BWW Review: Charlottesville Opera Offers a Fresh and Fantastic INTO THE WOODS at the Paramount Theatre
"Careful the things you say. Children will listen. Careful the things you do. Children will learn."
No matter how many times audiences have visited the titular setting in Stephen Sondheim's INTO THE WOODS, it's likely they've never seen the woods quite like in Charlottesville Opera's clever and masterful production running through August 5 at the Paramount Theatre. With only a handful of performances remaining, this reviewer highly recommends journeying INTO THE WOODS at the Paramount Theatre.
For anyone unfamiliar-One of Sondheim's most produced musicals, INTO THE WOODS weaves together some of the most renowned fairytales from Brothers Grimm and Charles Perrault, but its message is anything but "happily ever after." What happens when morality and structure are tossed out the window? Just as in the real world, INTO THE WOODS is about the consequences our choices have. More importantly, it's about the impact on future generations.
Raymond Zilberberg's conceptual take on INTO THE WOODS is garden-fresh and brings the Narrator's story full circle. He brilliantly sets the story in a library, a place where fairytales are prone to come to life. The Narrator (Patrick Jacobs) is the library janitor. "Milky White" is fabricated from a book cart. The woods grow into the bookshelves, and from the ceiling of the library, once it becomes overrun with memorable characters like Cinderella (Leah Edwards), Little Red Riding Hood (Deborah Grausman), The Baker (Adam Alexander) and his Wife (Sharin Apostolou), and Jack (Brian Gleber) and the giant beanstalk. During the lengthy opening number, audiences may ask themselves where the creative direction is heading. The production, its setting and all the surprises ahead raise the celebrated absurdity of the story to another level-and it truly delivers.

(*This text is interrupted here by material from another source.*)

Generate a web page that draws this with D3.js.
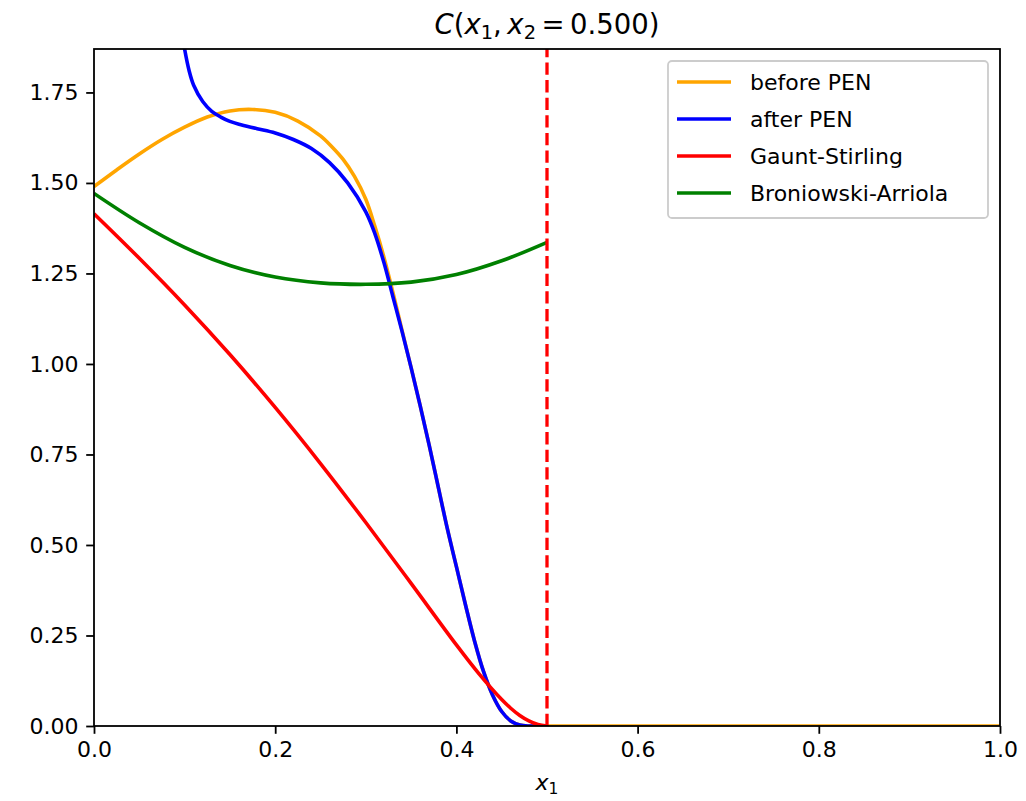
<!DOCTYPE html>
<html>
<head>
<meta charset="utf-8">
<script src="https://cdn.jsdelivr.net/npm/d3@7"></script>
<style>
  html, body { margin: 0; padding: 0; background: #fff; }
  svg { display: block; font-family: "DejaVu Sans", sans-serif; }
</style>
</head>
<body>
<div id="chart"></div>
<script>
// --- 1. Data ---
const seriesNames = ['before PEN', 'after PEN', 'Gaunt-Stirling', 'Broniowski-Arriola'];
const seriesColors = ['#ffa500', '#0000ff', '#ff0000', '#008000'];

const beforeX = [0, 0.025, 0.05, 0.075, 0.1, 0.125, 0.15, 0.175, 0.2, 0.225, 0.25, 0.2625, 0.275, 0.2875, 0.3,
                 0.31, 0.32, 0.33, 0.34, 0.35, 0.36, 0.37, 0.38, 0.39, 0.4, 0.41, 0.42, 0.43, 0.44,
                 0.45, 0.46, 0.47, 0.48, 0.5, 0.6, 0.8, 1.0];
const beforeY = [1.49, 1.536, 1.58, 1.62, 1.654, 1.682, 1.699, 1.703, 1.695, 1.671, 1.63, 1.60, 1.565, 1.518, 1.455,
                 1.38, 1.295, 1.197, 1.093, 0.99, 0.885, 0.775, 0.66, 0.545, 0.44, 0.335, 0.235, 0.15, 0.085,
                 0.04, 0.014, 0.003, 0, 0, 0, 0, 0];

const afterX = [0.095, 0.1, 0.105, 0.11, 0.12, 0.13, 0.14, 0.15, 0.16, 0.18, 0.2, 0.22, 0.24, 0.26, 0.28,
                0.3, 0.31, 0.32, 0.33, 0.34, 0.35, 0.36, 0.37, 0.38, 0.39, 0.4, 0.41, 0.42, 0.43, 0.44,
                0.45, 0.46, 0.47, 0.48, 0.5];
const afterY = [1.95, 1.87, 1.81, 1.77, 1.725, 1.698, 1.682, 1.67, 1.662, 1.65, 1.638, 1.62, 1.595, 1.556, 1.50,
                1.42, 1.36, 1.28, 1.185, 1.09, 0.99, 0.885, 0.775, 0.66, 0.545, 0.44, 0.335, 0.235, 0.15, 0.085,
                0.04, 0.014, 0.003, 0, 0];

const gauntX = [0, 0.05, 0.1, 0.15, 0.2, 0.25, 0.3, 0.35, 0.4, 0.425, 0.45, 0.46, 0.47, 0.48, 0.49, 0.5];
const gauntY = [1.415, 1.292, 1.163, 1.026, 0.88, 0.725, 0.562, 0.394, 0.224, 0.144, 0.073, 0.049, 0.029, 0.014, 0.004, 0];

const broX = [0, 0.05, 0.1, 0.15, 0.2, 0.25, 0.3, 0.35, 0.4, 0.45, 0.5];
const broY = [1.471, 1.39, 1.322, 1.272, 1.24, 1.224, 1.22, 1.226, 1.247, 1.285, 1.336];

const cutoffX = 0.5;

const xTicks = [0, 0.2, 0.4, 0.6, 0.8, 1.0];
const yTicks = [0, 0.25, 0.5, 0.75, 1.0, 1.25, 1.5, 1.75];

// --- 2. SVG setup ---
const width = 1026, height = 801;
const plot = { left: 94, right: 1000, top: 49, bottom: 726 };

const svg = d3.select('#chart').append('svg')
    .attr('width', width)
    .attr('height', height);

const x = d3.scaleLinear().domain([0, 1]).range([plot.left, plot.right]);
const y = d3.scaleLinear().domain([0, 1.87]).range([plot.bottom, plot.top]);

svg.append('clipPath').attr('id', 'clip')
  .append('rect')
    .attr('x', plot.left).attr('y', plot.top)
    .attr('width', plot.right - plot.left).attr('height', plot.bottom - plot.top);

// --- 3. Curves ---
const series = [
    { xs: beforeX, ys: beforeY },
    { xs: afterX, ys: afterY },
    { xs: gauntX, ys: gauntY },
    { xs: broX, ys: broY }
];

const line = d3.line()
    .x(d => x(d[0]))
    .y(d => y(d[1]))
    .curve(d3.curveCatmullRom.alpha(0.5));

const lines = svg.append('g').attr('clip-path', 'url(#clip)');

series.forEach((s, i) => {
    lines.append('path')
        .datum(d3.zip(s.xs, s.ys))
        .attr('d', line)
        .attr('fill', 'none')
        .attr('stroke', seriesColors[i])
        .attr('stroke-width', 3.6)
        .attr('stroke-linejoin', 'round');
});

// dashed cut-off line
lines.append('line')
    .attr('x1', x(cutoffX)).attr('x2', x(cutoffX))
    .attr('y1', plot.bottom).attr('y2', plot.top)
    .attr('stroke', '#ff0000')
    .attr('stroke-width', 3.3)
    .attr('stroke-dasharray', '12.3,5.3');

// --- 4. Axes ---
const xAxis = svg.append('g')
    .attr('transform', `translate(0,${plot.bottom})`)
    .call(d3.axisBottom(x).tickValues(xTicks).tickFormat(d3.format('.1f')).tickSizeOuter(0).tickSize(7.8).tickPadding(7.8));

const yAxis = svg.append('g')
    .attr('transform', `translate(${plot.left},0)`)
    .call(d3.axisLeft(y).tickValues(yTicks).tickFormat(d3.format('.2f')).tickSizeOuter(0).tickSize(7.8).tickPadding(7.8));

[xAxis, yAxis].forEach(g => {
    g.select('.domain').remove();
    g.selectAll('.tick line').attr('stroke', '#000').attr('stroke-width', 1.8);
    g.selectAll('.tick text')
        .attr('fill', '#000')
        .style('font-family', '"DejaVu Sans", sans-serif')
        .style('font-size', '22px');
});

// frame (spines)
svg.append('rect')
    .attr('x', plot.left).attr('y', plot.top)
    .attr('width', plot.right - plot.left).attr('height', plot.bottom - plot.top)
    .attr('fill', 'none')
    .attr('stroke', '#000')
    .attr('stroke-width', 1.8);

// --- 5. Title and axis label ---
const title = svg.append('text')
    .attr('x', (plot.left + plot.right) / 2)
    .attr('y', 34)
    .attr('text-anchor', 'middle')
    .style('font-size', '27.5px')
    .attr('fill', '#000');
title.append('tspan').attr('font-style', 'italic').text('C');
title.append('tspan').text('(');
title.append('tspan').attr('font-style', 'italic').text('x');
title.append('tspan').attr('font-size', '19.5px').attr('dy', 5).text('1');
title.append('tspan').attr('dy', -5).text(',\u2009');
title.append('tspan').attr('font-style', 'italic').text('x');
title.append('tspan').attr('font-size', '19.5px').attr('dy', 5).text('2');
title.append('tspan').attr('dy', -5).text('\u2009=\u20090.500)');

const xLabel = svg.append('text')
    .attr('x', (plot.left + plot.right) / 2)
    .attr('y', 790)
    .attr('text-anchor', 'middle')
    .style('font-size', '22px')
    .attr('fill', '#000');
xLabel.append('tspan').attr('font-style', 'italic').text('x');
xLabel.append('tspan').attr('font-size', '15.5px').attr('dy', 4).text('1');

// --- 6. Legend ---
const legend = svg.append('g').attr('transform', 'translate(668,61)');
legend.append('rect')
    .attr('width', 320).attr('height', 157)
    .attr('rx', 4)
    .attr('fill', 'rgba(255,255,255,0.8)')
    .attr('stroke', '#cccccc')
    .attr('stroke-width', 1.8);

seriesNames.forEach((name, i) => {
    const row = legend.append('g').attr('transform', `translate(0,${21 + i * 37})`);
    row.append('line')
        .attr('x1', 9).attr('x2', 63)
        .attr('stroke', seriesColors[i])
        .attr('stroke-width', 3.6);
    row.append('text')
        .attr('x', 82).attr('y', 0)
        .attr('dy', '0.35em')
        .style('font-size', '22px')
        .attr('fill', '#000')
        .text(name);
});
</script>
</body>
</html>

Andy Anderson's top-shelf orchestra, and the large cast of Broadway and operatic veterans, effortlessly execute Sondheim's challenging score. Jung Griffin's sturdy and thorough library set, including towering shelves and thousands of books and secret passages, is magical and sets the tone for this production. Christina Watanabe's lighting design of blues, whites and pinks further adds to the enchantment. Summer Lee Jack's stunning costumes are a perfect balance of the illusory and the real world, bringing some edge to the story.
Leading the incredible ensemble of characters is Adam Alexander, delivering a layered performance as the Baker-with a glorious baritone voice to boot. Sharin Apostolou navigates the woods and a range of emotions with ease as the Baker's Wife. Leah Edwards brings subtlety and an enthralling voice to the character of Cinderella. As Cinderella's Prince, and the Wolf, Christopher Job offers the silliness of a cartoon and the sincerity of a character in one breath. It's because of his charisma that the understated staging of "Agony" works so well. Brian Giebler may have outgrown the beanstalk but proves that age doesn't matter onstage, bringing loads of energy and childlike mannerisms to the pivotal role of Jack. His spotless tenor vocals are a highlight of the production.
What legitimate fairytale would be without a villain? As the Witch, Rena Strober casts a delicious spell on this production with the perfect balance of dramatic flair, comic timing and a gorgeous voice.
While the characters are familiar to children, INTO THE WOODS contains moderate adult themes. Of note, Charlottesville Opera is mounting a shortened, family-friendly iteration of the production on Sunday, August 5.